RBS-led bid for ABN tops rival
published: Wednesday | May 30, 2007


The head office of ABN Amro bank is seen in Amsterdam March 20. A consortium led by Royal bank of Scotland has ltopped Barclays' bid for Dutch rival ABN Amro. - Reuters

A consortium led by Royal Bank of Scotland (RBS) has launched a €71.1 billion (US$95.9 billion) bid for Dutch group ABN Amro, trumping Britain's Barclays in a battle for the world's biggest bank takeover.

In a long-awaited move, RBS and its partners Fortis and Santander said yesterday they had raised the cash element of their offer from an original proposal but the bid was conditional on being able to unpick ABN's sale of its United States arm, LaSalle Bank.

The offer was pitched at €38.40 per ABN share - €30.40 in cash plus 0.844 new shares in RBS. The Barclays offer of 3.225 of its shares for every ABN share was worth around €64.4 billion yesterday, or just under €35 a share.

"This (RBS) deal offers better value for ABN shareholders and we anticipate the consortium winning control," said Alex Potter, an analyst at Collins Stewart in London.

But ABN's shares dipped 0.8 per cent to €35.81, as the RBS offer was similar to that indicated a month ago and as the consortium failed to resolve the dispute over LaSalle Bank. The consortium said it would prefer to agree a takeover with ABN's management but indicated it would go directly to shareholders if necessary.

Level playing field

It said it expected its offer to be put alongside the Barclays offer in any takeover vote put to ABN's investors.

"All of the bids should go before shareholders and they should allow shareholders to decide in an environment of having as level a playing field as can be," said Fred Goodwin, RBS's chief executive. ABN's shareholders had signalled support for the consortium's proposal at a vote last month, he said.

The RBS consortium said its offer would be pulled if it is unable to buy LaSalle, which ABN agreed in March to sell to Bank of America for US$21 billion at the same time as it agreed to be taken over by Barclays. A Dutch commercial court has blocked the LaSalle sale, however, saying ABN shareholders should vote on it. A Dutch Supreme Court is likely to rule on the deal by mid-July.

Goodwin said the banks had held "amicable and professional" discussions with Bank of America regarding LaSalle but they failed to reach an agreement.

"There was a gap between the parties that didn't get bridged," Goodwin said.

He declined to comment on speculation RBS may consider splitting LaSalle with Bank of America to reach a compromise, but said talks could restart. "We're in the market to solve them (outstanding issues) if they can be solved," he said.

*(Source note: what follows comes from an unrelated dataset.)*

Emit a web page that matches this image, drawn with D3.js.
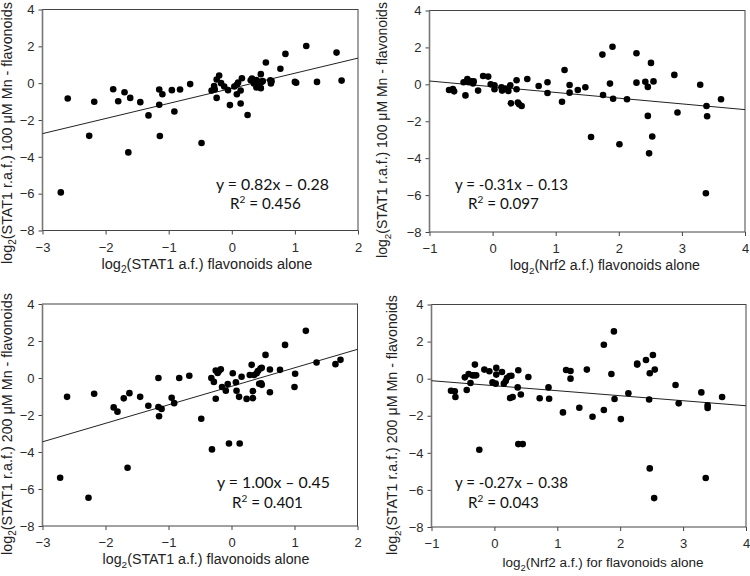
<!DOCTYPE html>
<html><head><meta charset="utf-8">
<script src="https://cdn.jsdelivr.net/npm/d3@7"></script>
<style>body{margin:0;background:#fff}svg{display:block}</style>
</head><body>
<svg id="c" width="750" height="576"></svg>
<script>
// ---- data ----
const p1x = [-2.60,-2.71,-2.26,-2.18,-1.88,-1.80,-1.70,-1.61,-1.64,-1.45,-1.32,-1.15,-1.15,-1.10,-1.14,-0.95,-0.91,-0.82,-0.66,-0.48,-0.32,-0.27,-0.24,-0.24,-0.20,-0.17,-0.12,-0.06,-0.03,0.04,0.08,0.08,0.14,0.14,0.16,0.25,0.30,0.32,0.35,0.39,0.43,0.46,0.46,0.49,0.54,0.61,0.62,0.77,0.85,1.00,1.02,1.18,1.35,1.66,1.74,-0.28,0.10,0.39,0.47,0.63];
const p1y = [-0.83,-5.93,-2.86,-1.01,-0.33,-0.98,-0.49,-0.80,-3.76,-1.03,-1.75,-0.34,-1.17,-0.60,-2.87,-0.38,-1.54,-0.34,-0.05,-3.25,-0.40,-0.34,-0.80,0.20,0.42,0.00,-0.18,-0.38,-1.19,-0.18,-0.09,-0.60,-1.10,-0.40,0.27,-1.73,0.16,0.25,-0.02,-0.23,0.07,-0.27,0.49,0.11,1.12,0.16,-0.02,0.78,1.59,0.07,0.02,2.02,0.07,1.66,0.14,-0.15,0.04,0.17,0.07,0.11];

const p2x = [-0.69,-0.63,-0.61,-0.46,-0.43,-0.40,-0.38,-0.34,-0.30,-0.31,-0.23,-0.15,-0.07,-0.03,0.03,0.03,0.14,0.15,0.20,0.25,0.28,0.29,0.38,0.38,0.40,0.42,0.46,0.55,0.73,0.87,0.87,1.10,1.14,1.22,1.22,1.35,1.47,1.56,1.74,1.75,1.86,1.90,1.91,2.01,2.13,2.28,2.28,2.42,2.46,2.46,2.48,2.51,2.53,2.55,2.88,2.93,3.29,3.39,3.40,3.38,3.62];
const p2y = [-0.31,-0.25,-0.38,0.11,-0.60,0.29,0.11,0.16,0.16,0.05,-0.34,0.45,0.42,0,-0.05,-0.27,-0.16,-0.34,-0.23,-0.36,-0.05,-1.03,0.22,-0.27,-0.99,-1.08,-1.17,0.29,-0.09,0.11,-0.47,-0.94,0.78,-0.04,-0.45,-0.31,-0.16,-2.85,1.61,-0.58,0.04,2.04,-0.78,-3.25,-0.81,1.68,0.09,0.14,-0.14,-1.71,-3.74,1.16,-2.83,0.16,0.51,-1.53,-0.02,-1.17,-1.73,-5.90,-0.81];

const p3x = [-2.61,-2.72,-2.27,-2.18,-1.87,-1.81,-1.71,-1.62,-1.65,-1.45,-1.32,-1.16,-1.16,-1.15,-1.11,-0.95,-0.91,-0.83,-0.67,-0.48,-0.32,-0.31,-0.28,-0.25,-0.25,-0.22,-0.17,-0.20,-0.15,-0.09,-0.06,-0.04,0.02,0.07,0.08,0.12,0.13,0.16,0.24,0.29,0.32,0.34,0.34,0.36,0.40,0.42,0.44,0.46,0.47,0.48,0.48,0.54,0.61,0.61,0.77,0.85,1.00,1.01,1.18,1.35,1.65,1.73];
const p3y = [-1.02,-5.39,-6.47,-0.85,-1.59,-1.82,-1.10,-0.82,-4.85,-1.02,-1.50,0,-1.57,-2.07,-1.67,-1.07,-1.36,0,0.12,-2.20,0,-3.86,-0.21,-1.12,0.40,0.27,0.47,0.38,-0.49,-0.69,-0.33,-3.54,0.26,-0.23,-0.69,-1.02,-3.54,0.07,-1.13,0.16,0.71,-0.71,-1.09,0.16,0.26,0.38,-0.31,0.51,-0.28,-0.37,0.55,1.25,0.46,-0.77,0.44,1.79,-0.49,0.23,2.55,0.84,0.75,0.98];

const p4x = [-0.69,-0.63,-0.62,-0.47,-0.44,-0.41,-0.38,-0.35,-0.32,-0.31,-0.29,-0.24,-0.16,-0.08,-0.03,0.03,0.03,0.02,0.12,0.15,0.18,0.20,0.24,0.25,0.29,0.27,0.37,0.38,0.38,0.45,0.42,0.54,0.72,0.86,0.87,1.09,1.14,1.21,1.21,1.35,1.47,1.56,1.74,1.74,1.86,1.90,1.91,2.01,2.13,2.27,2.27,2.41,2.46,2.47,2.47,2.52,2.54,2.55,2.88,2.93,3.29,3.39,3.39,3.36,3.62];
const p4y = [-0.65,-0.68,-0.99,0.07,-0.61,0.25,-0.23,0.18,0.18,0.76,0.18,-3.83,0.49,0.40,-0.20,0.58,0.22,-0.27,0.36,-0.27,-0.13,0.04,0.14,-1.04,-0.99,0.16,-0.47,0.45,-3.53,-3.53,-0.85,0.09,-1.06,-0.47,-1.08,-1.82,0.47,0.41,0,-1.57,0.49,-2.05,1.83,-1.69,0.25,2.55,-1.10,-2.18,-0.79,0.81,0.76,1.01,-1.12,0.29,-4.84,1.28,-6.44,0.49,-0.34,-1.33,-0.74,-1.44,-1.58,-5.36,-0.99];

const slopes = [0.82, -0.31, 1.00, -0.27];
const intercepts = [-0.28, -0.13, -0.45, -0.38];
const eqLabels = ["y = 0.82x \u2013 0.28", "y = -0.31x \u2013 0.13", "y = 1.00x \u2013 0.45", "y = -0.27x \u2013 0.38"];
const r2Labels = ["0.456", "0.097", "0.401", "0.043"];
const xDomains = [[-3, 2], [-1, 4], [-3, 2], [-1, 4]];
const yDomain = [-8, 4];
const xTicksStat = [-3, -2, -1, 0, 1, 2];
const xTicksNrf = [-1, 0, 1, 2, 3, 4];
const yTicks = [-8, -6, -4, -2, 0, 2, 4];
const xTitles = [
  "(STAT1 a.f.) flavonoids alone",
  "(Nrf2 a.f.) flavonoids alone",
  "(STAT1 a.f.) flavonoids alone",
  "(Nrf2 a.f.) for flavonoids alone"
];
const yTitles = [
  "(STAT1 r.a.f.) 100 \u03bcM Mn - flavonoids",
  "(STAT1 r.a.f.) 100 \u03bcM Mn - flavonoids",
  "(STAT1 r.a.f.)  200 \u03bcM Mn - flavonoids",
  "(STAT1 r.a.f.) 200 \u03bcM Mn - flavonoids"
];

// ---- layout ----
const frames = [
  {l: 42.5, r: 358, t: 9.5, b: 230.5, xt: 207, xtY: 269, xtW: 211, yt: 7, ytY: 133, ytW: 262, eqX: 216, eqY: 190, r2X: 230, r2Y: 209},
  {l: 429.5, r: 745, t: 10.5, b: 232, xt: 605, xtY: 270, xtW: 190, yt: 382, ytY: 130, ytW: 256, eqX: 455, eqY: 190, r2X: 468, r2Y: 209},
  {l: 42.5, r: 357.5, t: 304, b: 526, xt: 206, xtY: 564, xtW: 207, yt: 7, ytY: 424, ytW: 262, eqX: 217, eqY: 488, r2X: 232, r2Y: 508},
  {l: 431.5, r: 746, t: 304.5, b: 527, xt: 603, xtY: 567, xtW: 201, yt: 392, ytY: 425, ytW: 260, eqX: 455, eqY: 488, r2X: 468, r2Y: 508}
];
const xs = [p1x, p2x, p3x, p4x], ys = [p1y, p2y, p3y, p4y];

const svg = d3.select("#c");
const tickFont = "'Liberation Sans', Arial, sans-serif";
const eqFont = "Lato, 'Open Sans', sans-serif";

function logTitle(parent, attrs, rest, fs) {
  const t = parent.append("text").attr("text-anchor", "middle")
    .attr("font-family", tickFont).attr("font-size", fs).attr("fill", "#222");
  Object.entries(attrs).forEach(([k, v]) => t.attr(k, v));
  t.append("tspan").text("log");
  t.append("tspan").attr("font-size", fs * 0.7).attr("dy", fs * 0.3).text("2");
  t.append("tspan").attr("dy", -fs * 0.3).text(rest);
  return t;
}
function fittedTitle(parent, attrs, rest, target) {
  let t = logTitle(parent, attrs, rest, 14);
  const w = t.node().getComputedTextLength();
  t.remove();
  return logTitle(parent, attrs, rest, 14 * target / w);
}

frames.forEach((f, i) => {
  const x = d3.scaleLinear().domain(xDomains[i]).range([f.l, f.r]);
  const y = d3.scaleLinear().domain(yDomain).range([f.b, f.t]);
  const g = svg.append("g");

  const xt = (i % 2 === 0) ? xTicksStat : xTicksNrf;
  const xa = g.append("g").attr("transform", `translate(0,${f.b})`)
    .call(d3.axisBottom(x).tickValues(xt).tickSize(4).tickPadding(8).tickFormat(d3.format("d")));
  const ya = g.append("g").attr("transform", `translate(${f.l},0)`)
    .call(d3.axisLeft(y).tickValues(yTicks).tickSize(4).tickPadding(4).tickFormat(d3.format("d")));
  [xa, ya].forEach(a => {
    a.select(".domain").remove();
    a.selectAll("line").attr("stroke", "#444");
    a.selectAll("text").attr("font-family", tickFont).attr("font-size", 13).attr("fill", "#2a2a2a");
  });
  // frame
  g.append("rect").attr("x", f.l).attr("y", f.t).attr("width", f.r - f.l).attr("height", f.b - f.t)
    .attr("fill", "none").attr("stroke", "#444").attr("stroke-width", 1);
  g.append("line").attr("x1", f.l).attr("x2", f.l).attr("y1", f.t).attr("y2", f.b)
    .attr("stroke", "#777").attr("stroke-width", 1.6);

  // regression line
  const [x0, x1] = xDomains[i];
  g.append("line")
    .attr("x1", x(x0)).attr("y1", y(slopes[i] * x0 + intercepts[i]))
    .attr("x2", x(x1)).attr("y2", y(slopes[i] * x1 + intercepts[i]))
    .attr("stroke", "#222").attr("stroke-width", 1);

  // points
  g.selectAll("circle.pt").data(d3.range(xs[i].length)).join("circle")
    .attr("class", "pt")
    .attr("cx", k => x(xs[i][k])).attr("cy", k => y(ys[i][k])).attr("r", 3.3)
    .attr("fill", "#000");

  // titles
  fittedTitle(g, {x: f.xt, y: f.xtY}, xTitles[i], f.xtW);
  fittedTitle(g, {transform: `translate(${f.yt},${f.ytY}) rotate(-90)`, dy: "0.36em"}, yTitles[i], f.ytW);

  // equation
  const eq = g.append("text").attr("x", f.eqX).attr("y", f.eqY).attr("font-family", eqFont).attr("font-size", 15)
    .attr("fill", "#111").text(eqLabels[i]);
  const ew = eq.node().getComputedTextLength();
  eq.attr("font-size", 15 * 113 / ew);
  const r2 = g.append("text").attr("x", f.r2X).attr("y", f.r2Y).attr("font-family", eqFont).attr("font-size", 15)
    .attr("fill", "#111");
  r2.append("tspan").text("R");
  r2.append("tspan").attr("font-size", 10).attr("dy", -6).text("2");
  r2.append("tspan").attr("dy", 6).text(" = " + r2Labels[i]);
  const rw = r2.node().getComputedTextLength();
  r2.attr("font-size", 15 * 71 / rw);
});
</script>
</body></html>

A cash payment of up to €1.9 billion - or one euro of the offer price - would be deferred from the offer to pay for any costs related to settling the LaSalle dispute. Lawyers had indicated any costs relating to the issue should not exceed that, Goodwin said. The consortium said it could achieve annual cost savings of €4.2 billion and profit enhancements from revenue benefits of €1.2 billion from the deal by the end of 2010.